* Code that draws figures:
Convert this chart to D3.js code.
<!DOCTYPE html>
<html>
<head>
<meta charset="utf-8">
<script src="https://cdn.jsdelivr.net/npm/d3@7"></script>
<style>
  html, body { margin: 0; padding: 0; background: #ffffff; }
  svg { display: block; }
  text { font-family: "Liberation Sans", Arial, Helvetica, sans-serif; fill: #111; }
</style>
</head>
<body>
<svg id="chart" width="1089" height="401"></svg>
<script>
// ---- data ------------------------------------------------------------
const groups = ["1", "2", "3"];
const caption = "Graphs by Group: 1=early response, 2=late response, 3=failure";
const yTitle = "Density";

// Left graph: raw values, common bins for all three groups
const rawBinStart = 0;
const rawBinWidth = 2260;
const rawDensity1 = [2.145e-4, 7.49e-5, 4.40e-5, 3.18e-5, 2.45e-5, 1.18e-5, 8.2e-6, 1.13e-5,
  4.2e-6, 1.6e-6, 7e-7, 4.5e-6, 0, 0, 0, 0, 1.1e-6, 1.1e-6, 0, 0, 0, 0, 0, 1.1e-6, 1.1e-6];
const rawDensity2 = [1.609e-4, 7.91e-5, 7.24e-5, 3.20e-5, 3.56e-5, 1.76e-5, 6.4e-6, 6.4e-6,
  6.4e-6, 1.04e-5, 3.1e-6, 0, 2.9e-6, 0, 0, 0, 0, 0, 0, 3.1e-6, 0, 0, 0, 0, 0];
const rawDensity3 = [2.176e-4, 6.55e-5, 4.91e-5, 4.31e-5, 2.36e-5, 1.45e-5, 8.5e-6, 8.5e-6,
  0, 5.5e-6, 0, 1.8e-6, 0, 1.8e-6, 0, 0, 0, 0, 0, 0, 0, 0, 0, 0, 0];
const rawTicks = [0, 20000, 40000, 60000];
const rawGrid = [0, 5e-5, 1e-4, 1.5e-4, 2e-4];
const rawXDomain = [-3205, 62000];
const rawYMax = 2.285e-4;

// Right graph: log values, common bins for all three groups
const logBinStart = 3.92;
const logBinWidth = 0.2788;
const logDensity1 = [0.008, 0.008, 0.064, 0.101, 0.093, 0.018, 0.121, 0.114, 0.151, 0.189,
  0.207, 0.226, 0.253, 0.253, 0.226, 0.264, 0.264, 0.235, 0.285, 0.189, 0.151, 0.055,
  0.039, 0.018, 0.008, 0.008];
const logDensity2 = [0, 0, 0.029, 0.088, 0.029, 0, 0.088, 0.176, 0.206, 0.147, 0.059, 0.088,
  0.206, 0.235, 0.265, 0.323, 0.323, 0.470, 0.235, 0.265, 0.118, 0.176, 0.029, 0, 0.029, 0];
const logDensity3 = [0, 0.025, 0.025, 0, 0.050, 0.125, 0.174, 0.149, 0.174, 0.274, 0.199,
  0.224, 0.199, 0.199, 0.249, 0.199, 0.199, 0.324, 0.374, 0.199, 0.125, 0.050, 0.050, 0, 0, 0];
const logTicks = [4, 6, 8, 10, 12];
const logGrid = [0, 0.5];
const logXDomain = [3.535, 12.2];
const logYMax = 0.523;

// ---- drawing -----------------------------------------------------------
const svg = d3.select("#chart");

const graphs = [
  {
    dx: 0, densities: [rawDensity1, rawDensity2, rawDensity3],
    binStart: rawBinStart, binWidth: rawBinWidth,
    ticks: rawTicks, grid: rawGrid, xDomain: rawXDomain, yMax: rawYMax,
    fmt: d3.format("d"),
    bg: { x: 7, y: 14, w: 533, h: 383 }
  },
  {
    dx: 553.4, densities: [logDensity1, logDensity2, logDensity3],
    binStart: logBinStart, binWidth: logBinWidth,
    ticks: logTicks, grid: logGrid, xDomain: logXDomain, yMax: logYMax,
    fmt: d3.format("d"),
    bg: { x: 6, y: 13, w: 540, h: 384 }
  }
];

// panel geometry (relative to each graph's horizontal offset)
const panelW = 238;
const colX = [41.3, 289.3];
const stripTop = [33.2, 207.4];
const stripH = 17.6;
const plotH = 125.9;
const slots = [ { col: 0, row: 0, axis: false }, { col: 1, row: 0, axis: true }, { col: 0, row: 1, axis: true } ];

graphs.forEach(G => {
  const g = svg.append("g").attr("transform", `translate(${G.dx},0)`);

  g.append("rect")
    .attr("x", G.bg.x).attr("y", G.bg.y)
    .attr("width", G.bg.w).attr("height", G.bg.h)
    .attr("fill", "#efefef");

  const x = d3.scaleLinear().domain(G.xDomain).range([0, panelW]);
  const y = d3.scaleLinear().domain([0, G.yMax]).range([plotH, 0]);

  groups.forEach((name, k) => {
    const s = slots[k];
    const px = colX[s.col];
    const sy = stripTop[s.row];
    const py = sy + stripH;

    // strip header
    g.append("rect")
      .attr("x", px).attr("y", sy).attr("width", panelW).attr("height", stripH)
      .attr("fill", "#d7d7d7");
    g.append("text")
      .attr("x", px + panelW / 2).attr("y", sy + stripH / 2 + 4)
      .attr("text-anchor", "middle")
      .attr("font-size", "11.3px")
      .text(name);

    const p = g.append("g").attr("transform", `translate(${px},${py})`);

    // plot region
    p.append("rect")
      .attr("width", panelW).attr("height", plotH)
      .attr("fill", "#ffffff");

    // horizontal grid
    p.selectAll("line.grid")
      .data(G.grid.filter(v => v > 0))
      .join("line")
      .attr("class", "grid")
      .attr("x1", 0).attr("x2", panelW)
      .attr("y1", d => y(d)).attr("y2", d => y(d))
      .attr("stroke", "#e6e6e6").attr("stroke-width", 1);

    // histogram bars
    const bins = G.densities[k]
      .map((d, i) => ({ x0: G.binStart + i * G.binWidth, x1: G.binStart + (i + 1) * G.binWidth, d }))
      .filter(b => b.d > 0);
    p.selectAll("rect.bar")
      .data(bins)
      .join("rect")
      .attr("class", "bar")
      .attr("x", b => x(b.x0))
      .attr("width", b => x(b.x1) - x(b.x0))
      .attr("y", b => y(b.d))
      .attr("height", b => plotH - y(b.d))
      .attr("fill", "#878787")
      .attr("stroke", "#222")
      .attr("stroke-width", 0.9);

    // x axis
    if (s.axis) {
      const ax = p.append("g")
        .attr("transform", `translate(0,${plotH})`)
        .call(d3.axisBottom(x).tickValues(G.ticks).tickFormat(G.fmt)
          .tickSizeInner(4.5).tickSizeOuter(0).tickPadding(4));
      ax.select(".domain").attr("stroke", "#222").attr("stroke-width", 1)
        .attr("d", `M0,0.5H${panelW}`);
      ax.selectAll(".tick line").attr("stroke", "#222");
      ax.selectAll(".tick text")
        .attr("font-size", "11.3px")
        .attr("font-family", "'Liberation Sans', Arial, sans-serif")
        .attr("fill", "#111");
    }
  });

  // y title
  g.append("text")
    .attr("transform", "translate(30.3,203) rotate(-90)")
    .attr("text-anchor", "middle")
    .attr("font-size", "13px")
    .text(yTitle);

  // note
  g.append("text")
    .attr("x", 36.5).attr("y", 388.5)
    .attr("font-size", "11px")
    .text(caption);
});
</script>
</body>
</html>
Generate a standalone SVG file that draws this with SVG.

* Set exercise:
Output all of the data above without any alteration.

* The result:
Convert this chart to D3.js code.
<!DOCTYPE html>
<html>
<head>
<meta charset="utf-8">
<script src="https://cdn.jsdelivr.net/npm/d3@7"></script>
<style>
  html, body { margin: 0; padding: 0; background: #ffffff; }
  svg { display: block; }
  text { font-family: "Liberation Sans", Arial, Helvetica, sans-serif; fill: #111; }
</style>
</head>
<body>
<svg id="chart" width="1089" height="401"></svg>
<script>
// ---- data ------------------------------------------------------------
const groups = ["1", "2", "3"];
const caption = "Graphs by Group: 1=early response, 2=late response, 3=failure";
const yTitle = "Density";

// Left graph: raw values, common bins for all three groups
const rawBinStart = 0;
const rawBinWidth = 2260;
const rawDensity1 = [2.145e-4, 7.49e-5, 4.40e-5, 3.18e-5, 2.45e-5, 1.18e-5, 8.2e-6, 1.13e-5,
  4.2e-6, 1.6e-6, 7e-7, 4.5e-6, 0, 0, 0, 0, 1.1e-6, 1.1e-6, 0, 0, 0, 0, 0, 1.1e-6, 1.1e-6];
const rawDensity2 = [1.609e-4, 7.91e-5, 7.24e-5, 3.20e-5, 3.56e-5, 1.76e-5, 6.4e-6, 6.4e-6,
  6.4e-6, 1.04e-5, 3.1e-6, 0, 2.9e-6, 0, 0, 0, 0, 0, 0, 3.1e-6, 0, 0, 0, 0, 0];
const rawDensity3 = [2.176e-4, 6.55e-5, 4.91e-5, 4.31e-5, 2.36e-5, 1.45e-5, 8.5e-6, 8.5e-6,
  0, 5.5e-6, 0, 1.8e-6, 0, 1.8e-6, 0, 0, 0, 0, 0, 0, 0, 0, 0, 0, 0];
const rawTicks = [0, 20000, 40000, 60000];
const rawGrid = [0, 5e-5, 1e-4, 1.5e-4, 2e-4];
const rawXDomain = [-3205, 62000];
const rawYMax = 2.285e-4;

// Right graph: log values, common bins for all three groups
const logBinStart = 3.92;
const logBinWidth = 0.2788;
const logDensity1 = [0.008, 0.008, 0.064, 0.101, 0.093, 0.018, 0.121, 0.114, 0.151, 0.189,
  0.207, 0.226, 0.253, 0.253, 0.226, 0.264, 0.264, 0.235, 0.285, 0.189, 0.151, 0.055,
  0.039, 0.018, 0.008, 0.008];
const logDensity2 = [0, 0, 0.029, 0.088, 0.029, 0, 0.088, 0.176, 0.206, 0.147, 0.059, 0.088,
  0.206, 0.235, 0.265, 0.323, 0.323, 0.470, 0.235, 0.265, 0.118, 0.176, 0.029, 0, 0.029, 0];
const logDensity3 = [0, 0.025, 0.025, 0, 0.050, 0.125, 0.174, 0.149, 0.174, 0.274, 0.199,
  0.224, 0.199, 0.199, 0.249, 0.199, 0.199, 0.324, 0.374, 0.199, 0.125, 0.050, 0.050, 0, 0, 0];
const logTicks = [4, 6, 8, 10, 12];
const logGrid = [0, 0.5];
const logXDomain = [3.535, 12.2];
const logYMax = 0.523;

// ---- drawing -----------------------------------------------------------
const svg = d3.select("#chart");

const graphs = [
  {
    dx: 0, densities: [rawDensity1, rawDensity2, rawDensity3],
    binStart: rawBinStart, binWidth: rawBinWidth,
    ticks: rawTicks, grid: rawGrid, xDomain: rawXDomain, yMax: rawYMax,
    fmt: d3.format("d"),
    bg: { x: 7, y: 14, w: 533, h: 383 }
  },
  {
    dx: 553.4, densities: [logDensity1, logDensity2, logDensity3],
    binStart: logBinStart, binWidth: logBinWidth,
    ticks: logTicks, grid: logGrid, xDomain: logXDomain, yMax: logYMax,
    fmt: d3.format("d"),
    bg: { x: 6, y: 13, w: 540, h: 384 }
  }
];

// panel geometry (relative to each graph's horizontal offset)
const panelW = 238;
const colX = [41.3, 289.3];
const stripTop = [33.2, 207.4];
const stripH = 17.6;
const plotH = 125.9;
const slots = [ { col: 0, row: 0, axis: false }, { col: 1, row: 0, axis: true }, { col: 0, row: 1, axis: true } ];

graphs.forEach(G => {
  const g = svg.append("g").attr("transform", `translate(${G.dx},0)`);

  g.append("rect")
    .attr("x", G.bg.x).attr("y", G.bg.y)
    .attr("width", G.bg.w).attr("height", G.bg.h)
    .attr("fill", "#efefef");

  const x = d3.scaleLinear().domain(G.xDomain).range([0, panelW]);
  const y = d3.scaleLinear().domain([0, G.yMax]).range([plotH, 0]);

  groups.forEach((name, k) => {
    const s = slots[k];
    const px = colX[s.col];
    const sy = stripTop[s.row];
    const py = sy + stripH;

    // strip header
    g.append("rect")
      .attr("x", px).attr("y", sy).attr("width", panelW).attr("height", stripH)
      .attr("fill", "#d7d7d7");
    g.append("text")
      .attr("x", px + panelW / 2).attr("y", sy + stripH / 2 + 4)
      .attr("text-anchor", "middle")
      .attr("font-size", "11.3px")
      .text(name);

    const p = g.append("g").attr("transform", `translate(${px},${py})`);

    // plot region
    p.append("rect")
      .attr("width", panelW).attr("height", plotH)
      .attr("fill", "#ffffff");

    // horizontal grid
    p.selectAll("line.grid")
      .data(G.grid.filter(v => v > 0))
      .join("line")
      .attr("class", "grid")
      .attr("x1", 0).attr("x2", panelW)
      .attr("y1", d => y(d)).attr("y2", d => y(d))
      .attr("stroke", "#e6e6e6").attr("stroke-width", 1);

    // histogram bars
    const bins = G.densities[k]
      .map((d, i) => ({ x0: G.binStart + i * G.binWidth, x1: G.binStart + (i + 1) * G.binWidth, d }))
      .filter(b => b.d > 0);
    p.selectAll("rect.bar")
      .data(bins)
      .join("rect")
      .attr("class", "bar")
      .attr("x", b => x(b.x0))
      .attr("width", b => x(b.x1) - x(b.x0))
      .attr("y", b => y(b.d))
      .attr("height", b => plotH - y(b.d))
      .attr("fill", "#878787")
      .attr("stroke", "#222")
      .attr("stroke-width", 0.9);

    // x axis
    if (s.axis) {
      const ax = p.append("g")
        .attr("transform", `translate(0,${plotH})`)
        .call(d3.axisBottom(x).tickValues(G.ticks).tickFormat(G.fmt)
          .tickSizeInner(4.5).tickSizeOuter(0).tickPadding(4));
      ax.select(".domain").attr("stroke", "#222").attr("stroke-width", 1)
        .attr("d", `M0,0.5H${panelW}`);
      ax.selectAll(".tick line").attr("stroke", "#222");
      ax.selectAll(".tick text")
        .attr("font-size", "11.3px")
        .attr("font-family", "'Liberation Sans', Arial, sans-serif")
        .attr("fill", "#111");
    }
  });

  // y title
  g.append("text")
    .attr("transform", "translate(30.3,203) rotate(-90)")
    .attr("text-anchor", "middle")
    .attr("font-size", "13px")
    .text(yTitle);

  // note
  g.append("text")
    .attr("x", 36.5).attr("y", 388.5)
    .attr("font-size", "11px")
    .text(caption);
});
</script>
</body>
</html>
Generate a standalone SVG file that draws this with SVG.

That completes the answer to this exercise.